Do this: Copy the data that follows exactly. Include no pictures.

Records for the task:
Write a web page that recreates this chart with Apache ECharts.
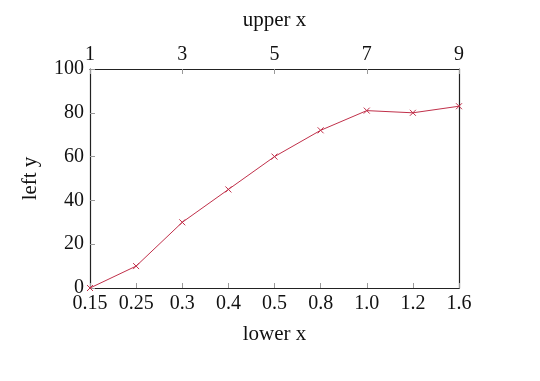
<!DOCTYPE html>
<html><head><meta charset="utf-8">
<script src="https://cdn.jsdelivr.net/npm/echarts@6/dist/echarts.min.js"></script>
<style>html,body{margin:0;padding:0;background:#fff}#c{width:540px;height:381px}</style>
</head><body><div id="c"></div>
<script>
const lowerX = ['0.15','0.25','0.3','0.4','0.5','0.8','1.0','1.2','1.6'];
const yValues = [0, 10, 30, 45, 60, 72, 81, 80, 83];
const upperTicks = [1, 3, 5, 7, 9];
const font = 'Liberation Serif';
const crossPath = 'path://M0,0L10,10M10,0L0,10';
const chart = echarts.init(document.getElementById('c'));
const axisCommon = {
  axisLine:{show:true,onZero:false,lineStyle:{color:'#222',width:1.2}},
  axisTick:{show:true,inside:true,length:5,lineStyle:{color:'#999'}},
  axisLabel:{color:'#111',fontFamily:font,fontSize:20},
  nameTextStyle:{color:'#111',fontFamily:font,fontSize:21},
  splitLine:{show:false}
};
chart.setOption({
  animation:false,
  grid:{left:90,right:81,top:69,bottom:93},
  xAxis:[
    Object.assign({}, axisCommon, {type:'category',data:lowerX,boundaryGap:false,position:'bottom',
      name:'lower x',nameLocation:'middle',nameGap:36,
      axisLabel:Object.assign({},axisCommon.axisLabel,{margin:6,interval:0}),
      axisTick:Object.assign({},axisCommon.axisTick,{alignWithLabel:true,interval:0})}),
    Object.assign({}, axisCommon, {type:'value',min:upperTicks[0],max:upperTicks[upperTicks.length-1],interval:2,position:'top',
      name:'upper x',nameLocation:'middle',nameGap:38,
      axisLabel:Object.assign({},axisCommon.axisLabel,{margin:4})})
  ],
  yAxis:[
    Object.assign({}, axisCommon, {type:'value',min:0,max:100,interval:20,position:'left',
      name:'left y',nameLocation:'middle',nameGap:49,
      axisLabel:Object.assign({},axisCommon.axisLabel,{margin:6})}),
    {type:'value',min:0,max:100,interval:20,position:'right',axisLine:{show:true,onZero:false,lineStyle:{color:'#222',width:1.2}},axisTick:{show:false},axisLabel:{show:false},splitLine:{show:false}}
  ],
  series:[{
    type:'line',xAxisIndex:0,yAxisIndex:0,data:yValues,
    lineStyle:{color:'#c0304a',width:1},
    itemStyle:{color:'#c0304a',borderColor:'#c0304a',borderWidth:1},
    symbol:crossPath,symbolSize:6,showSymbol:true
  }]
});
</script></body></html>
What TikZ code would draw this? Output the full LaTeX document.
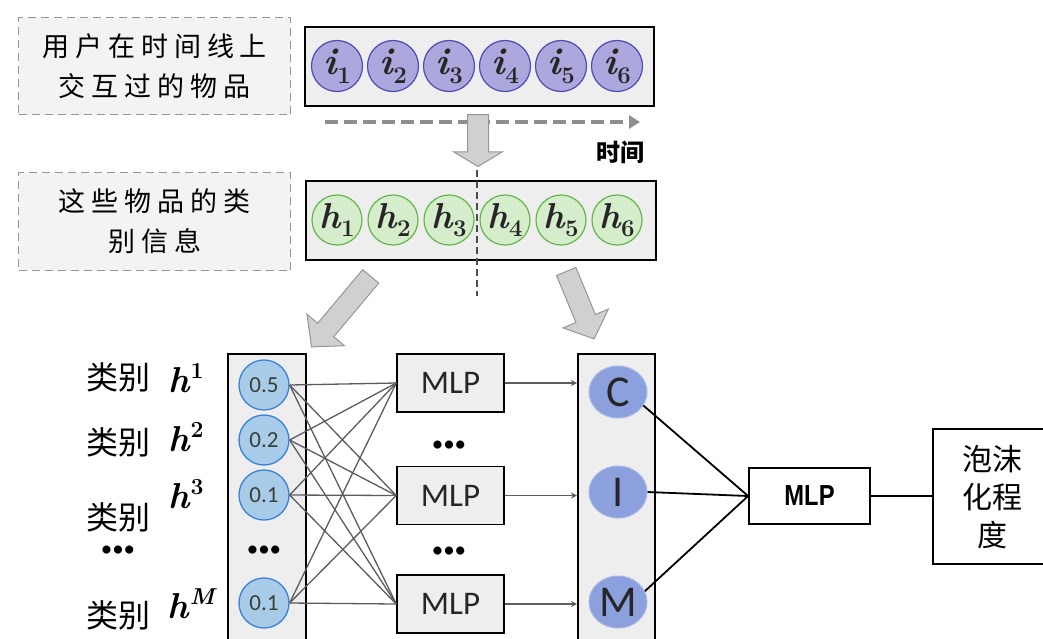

Problem solution:
Write a web page that recreates this chart with Apache ECharts.
<!DOCTYPE html>
<html><head><meta charset="utf-8">
<script src="https://cdn.jsdelivr.net/npm/echarts@6/dist/echarts.min.js"></script>
<style>html,body{margin:0;padding:0;background:#fff}#c{width:540px;height:381px}</style>
</head><body><div id="c"></div>
<script>
const lowerX = ['0.15','0.25','0.3','0.4','0.5','0.8','1.0','1.2','1.6'];
const yValues = [0, 10, 30, 45, 60, 72, 81, 80, 83];
const upperTicks = [1, 3, 5, 7, 9];
const font = 'Liberation Serif';
const crossPath = 'path://M0,0L10,10M10,0L0,10';
const chart = echarts.init(document.getElementById('c'));
const axisCommon = {
  axisLine:{show:true,onZero:false,lineStyle:{color:'#222',width:1.2}},
  axisTick:{show:true,inside:true,length:5,lineStyle:{color:'#999'}},
  axisLabel:{color:'#111',fontFamily:font,fontSize:20},
  nameTextStyle:{color:'#111',fontFamily:font,fontSize:21},
  splitLine:{show:false}
};
chart.setOption({
  animation:false,
  grid:{left:90,right:81,top:69,bottom:93},
  xAxis:[
    Object.assign({}, axisCommon, {type:'category',data:lowerX,boundaryGap:false,position:'bottom',
      name:'lower x',nameLocation:'middle',nameGap:36,
      axisLabel:Object.assign({},axisCommon.axisLabel,{margin:6,interval:0}),
      axisTick:Object.assign({},axisCommon.axisTick,{alignWithLabel:true,interval:0})}),
    Object.assign({}, axisCommon, {type:'value',min:upperTicks[0],max:upperTicks[upperTicks.length-1],interval:2,position:'top',
      name:'upper x',nameLocation:'middle',nameGap:38,
      axisLabel:Object.assign({},axisCommon.axisLabel,{margin:4})})
  ],
  yAxis:[
    Object.assign({}, axisCommon, {type:'value',min:0,max:100,interval:20,position:'left',
      name:'left y',nameLocation:'middle',nameGap:49,
      axisLabel:Object.assign({},axisCommon.axisLabel,{margin:6})}),
    {type:'value',min:0,max:100,interval:20,position:'right',axisLine:{show:true,onZero:false,lineStyle:{color:'#222',width:1.2}},axisTick:{show:false},axisLabel:{show:false},splitLine:{show:false}}
  ],
  series:[{
    type:'line',xAxisIndex:0,yAxisIndex:0,data:yValues,
    lineStyle:{color:'#c0304a',width:1},
    itemStyle:{color:'#c0304a',borderColor:'#c0304a',borderWidth:1},
    symbol:crossPath,symbolSize:6,showSymbol:true
  }]
});
</script></body></html>
What TikZ code would draw this? Output the full LaTeX document.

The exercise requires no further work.